Je ne sais pas s'il était absolument nécessaire que Philæ fût noyée. Mais combien de Philæs ont été détruites par la nécessité d’adapter le monde aux besoins humains et ne furent pas tant pleurées ! (...)
Si l’on trouve si désagréable que, sous l'influence des Européens, le Caire modifie sa physionomie, un rêveur encore plus passéiste pourrait tout aussi bien regretter que Méhémet-Ali ait surmonté la citadelle des coupoles néo-byzantines qui y durent longtemps faire figure d'étrangères ; ou même reprocher aux Arabes d'avoir imposé les minarets d’une ville musulmane à cet angle du Delta qu’obombrent les Pyramides. Car si l'on a la maladie de n'aimer que l’immobile, quelle étape convient-il d’immobiliser ?

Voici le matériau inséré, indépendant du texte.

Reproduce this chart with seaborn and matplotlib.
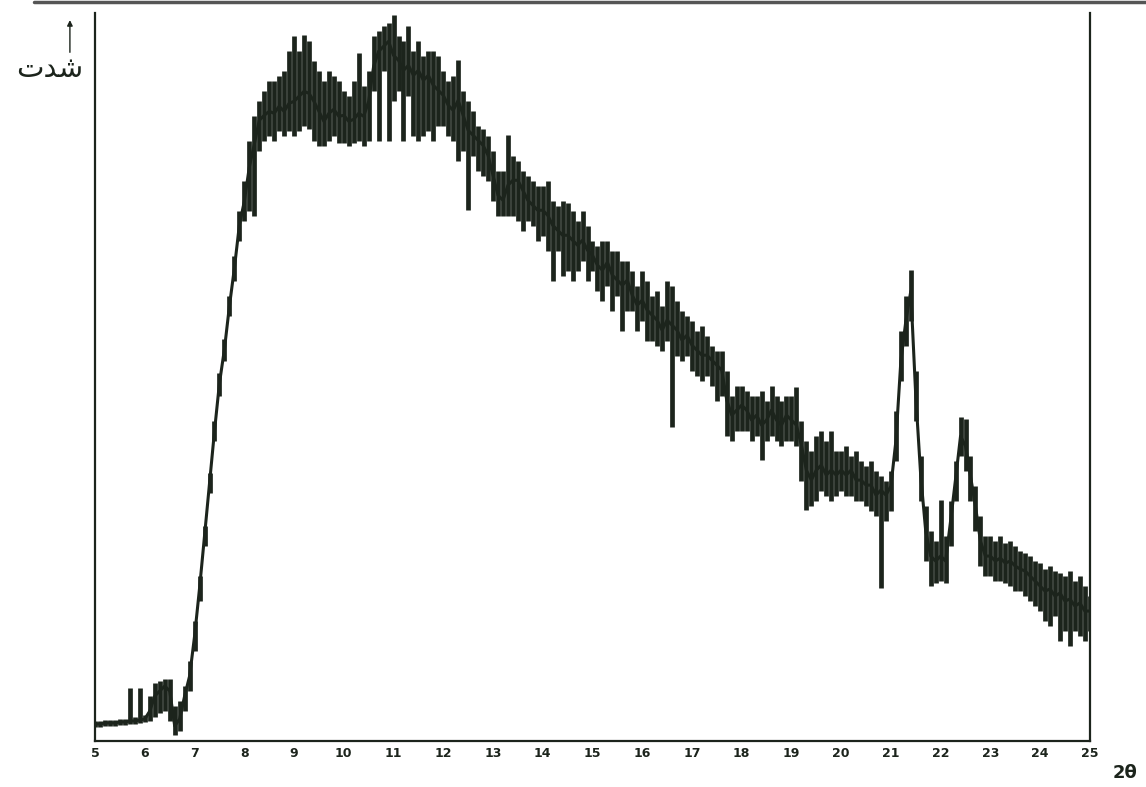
import numpy as np
import pandas as pd
import matplotlib
matplotlib.use("Agg")
import matplotlib.pyplot as plt
import seaborn as sns
from matplotlib.lines import Line2D

# ── Data (0.1 deg steps, intensity in arbitrary units) ────
two_theta = np.round(np.arange(5.0, 25.05, 0.1), 1)

intensity_mid = [
    17, 17, 18, 18, 18, 19, 19, 20, 20, 21,            # 5
    22, 30, 45, 50, 55, 50, 15, 22, 45, 65,            # 6
    105, 153, 205, 258, 310, 358, 392, 435, 473, 516,  # 7
    540, 574, 597, 621, 626, 630, 628, 635, 630, 638,  # 8
    640, 645, 650, 648, 640, 630, 620, 628, 632, 625,  # 9
    626, 620, 622, 628, 625, 640, 675, 690, 695, 700,  # 10
    686, 681, 671, 676, 666, 671, 661, 666, 656, 651,  # 11
    646, 636, 631, 641, 626, 611, 606, 601, 596, 586,  # 12
    566, 546, 541, 556, 561, 561, 551, 541, 536, 531,  # 13
    531, 526, 516, 511, 506, 506, 501, 496, 501, 491,  # 14
    486, 476, 471, 479, 466, 461, 456, 461, 446, 436,  # 15
    441, 431, 426, 421, 411, 421, 416, 411, 401, 406,  # 16
    396, 391, 386, 386, 381, 376, 371, 341, 326, 331,  # 17
    336, 331, 321, 326, 316, 321, 331, 321, 316, 326,  # 18
    321, 316, 296, 271, 261, 271, 276, 266, 271, 266,  # 19
    271, 266, 271, 261, 261, 256, 256, 246, 251, 246,  # 20
    255, 300, 380, 420, 450, 345, 265, 210, 185, 180,  # 21
    185, 180, 220, 262, 305, 295, 265, 235, 200, 185,  # 22
    185, 180, 183, 178, 180, 175, 172, 170, 165, 160,  # 23
    155, 150, 152, 145, 148, 140, 142, 135, 138, 130,  # 24
    130,                                               # 25
]

intensity_hi = [
    20, 20, 21, 21, 21, 22, 22, 53, 24, 53,
    26, 45, 58, 60, 62, 62, 35, 40, 55, 80,
    120, 165, 215, 268, 320, 368, 402, 445, 485, 530,
    560, 600, 625, 640, 650, 660, 660, 665, 670, 690,
    705, 690, 706, 700, 680, 670, 660, 670, 665, 660,
    650, 645, 660, 688, 655, 670, 705, 710, 715, 718,
    726, 705, 700, 715, 690, 700, 685, 690, 690, 685,
    670, 660, 665, 681, 650, 640, 630, 615, 612, 605,
    590, 570, 570, 606, 585, 580, 570, 565, 560, 555,
    555, 560, 540, 535, 540, 538, 530, 520, 530, 515,
    500, 495, 500, 500, 490, 490, 480, 480, 470, 455,
    470, 460, 445, 450, 435, 460, 455, 440, 430, 425,
    420, 410, 415, 405, 395, 390, 390, 370, 345, 355,
    355, 350, 345, 345, 350, 340, 355, 345, 340, 345,
    345, 354, 320, 300, 290, 305, 310, 300, 310, 290,
    290, 295, 285, 290, 280, 275, 280, 270, 265, 260,
    270, 330, 410, 445, 471, 370, 285, 235, 210, 200,
    241, 205, 240, 280, 324, 322, 285, 255, 225, 205,
    205, 200, 205, 198, 200, 195, 190, 188, 185, 180,
    178, 172, 175, 170, 168, 165, 170, 160, 165, 155,
    145,
]

intensity_lo = [
    14, 14, 15, 15, 15, 16, 16, 17, 17, 18,
    19, 20, 24, 28, 30, 20, 6, 10, 30, 50,
    90, 140, 195, 248, 300, 345, 380, 425, 460, 500,
    520, 530, 525, 590, 600, 605, 600, 610, 605, 610,
    605, 610, 615, 612, 600, 595, 595, 600, 605, 598,
    598, 595, 598, 600, 595, 600, 650, 600, 670, 600,
    640, 650, 600, 645, 605, 600, 605, 610, 600, 615,
    615, 605, 600, 580, 590, 531, 585, 570, 565, 560,
    540, 525, 525, 525, 525, 520, 510, 520, 515, 500,
    505, 490, 460, 490, 465, 470, 460, 470, 480, 460,
    470, 450, 440, 455, 430, 445, 410, 430, 430, 410,
    420, 400, 400, 395, 390, 400, 314, 385, 380, 385,
    370, 365, 360, 365, 355, 340, 345, 305, 300, 310,
    310, 310, 300, 305, 281, 300, 305, 300, 295, 300,
    300, 295, 260, 231, 235, 240, 250, 245, 240, 245,
    250, 245, 245, 240, 240, 235, 230, 225, 153, 220,
    230, 280, 360, 395, 420, 320, 240, 180, 155, 158,
    160, 158, 195, 240, 285, 270, 240, 210, 175, 165,
    165, 160, 160, 158, 155, 150, 150, 145, 140, 135,
    130, 120, 115, 125, 100, 110, 95, 110, 105, 100,
    110,
]

x_ticks = list(range(5, 26))
x_labels = [str(t) for t in x_ticks]
y_label = "\uFE95\uFEAA\uFEB7"   # "شدت" in shaped presentation forms
x_label = "2θ"

INK = "#1c241c"

df = pd.DataFrame({"two_theta": two_theta, "mid": intensity_mid,
                   "hi": intensity_hi, "lo": intensity_lo})

# ── Plot ─────────────────────────────────────────────────────────────────────
sns.set_theme(style="white")
plt.rcParams["font.family"] = ["DejaVu Sans"]

fig = plt.figure(figsize=(11.46, 7.87), dpi=100)
ax = fig.add_axes([0.083, 0.0585, 0.868, 0.9245])

# noisy band: one stroke per step from low to high count
ax.vlines(df["two_theta"], df["lo"], df["hi"], color=INK, lw=3.4)
sns.lineplot(data=df, x="two_theta", y="mid", color=INK, lw=2.2, ax=ax)

ax.set_xlim(5, 25)
ax.set_ylim(0, 728)
ax.set_xticks(x_ticks)
ax.set_xticklabels(x_labels, fontsize=9, fontweight="bold", color=INK)
ax.set_yticks([358])
ax.set_yticklabels([])
ax.tick_params(axis="x", direction="in", length=5, width=1.2, color=INK, pad=4)
ax.tick_params(axis="y", direction="in", length=4, width=1.0, color=INK)
ax.set_xlabel("")
ax.set_ylabel("")

for side in ("left", "bottom", "right"):
    ax.spines[side].set_color(INK)
    ax.spines[side].set_linewidth(1.6)
ax.spines["top"].set_visible(False)

# intensity label with arrow, top-left
fig.text(0.043, 0.912, y_label, fontsize=21, color=INK, ha="center", va="center",
         family=["DejaVu Sans"])
ax.annotate("", xy=(0.061, 0.978), xytext=(0.061, 0.930),
            xycoords="figure fraction", textcoords="figure fraction",
            arrowprops=dict(arrowstyle="-|>", color=INK, lw=1.0, mutation_scale=8))

# 2θ label, bottom-right
fig.text(0.982, 0.018, x_label, fontsize=13, fontweight="bold", color=INK,
         ha="center", va="center")

# page border line along the top of the scan
fig.add_artist(Line2D([0.03, 1.0], [0.997, 0.997], transform=fig.transFigure,
                      color="#555555", lw=2.5))

fig.savefig("out.png", dpi=100)
plt.close(fig)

Au Caire, le présent se mêle au passé qui est certainement l'élément précieux du mélange, celui qui m'y a attiré. Mais que ce mélange est donc attachant et curieux ! Comment dire ? C'est comme si le rouleau des choses que le temps dessina y était déroulé et mis à plat sur l'espace. Le successif s’y change en simultané, hier vit avec aujourd'hui, hier vit autant qu'aujourd'hui, alors que partout ailleurs peut-être il est mort."


extrait de Au long du Nil, 1931, d'Octave Béliard (1876 - 1951), médecin et écrivain français de science-fiction, l'un des cofondateurs du Groupement des écrivains médecins en 1949.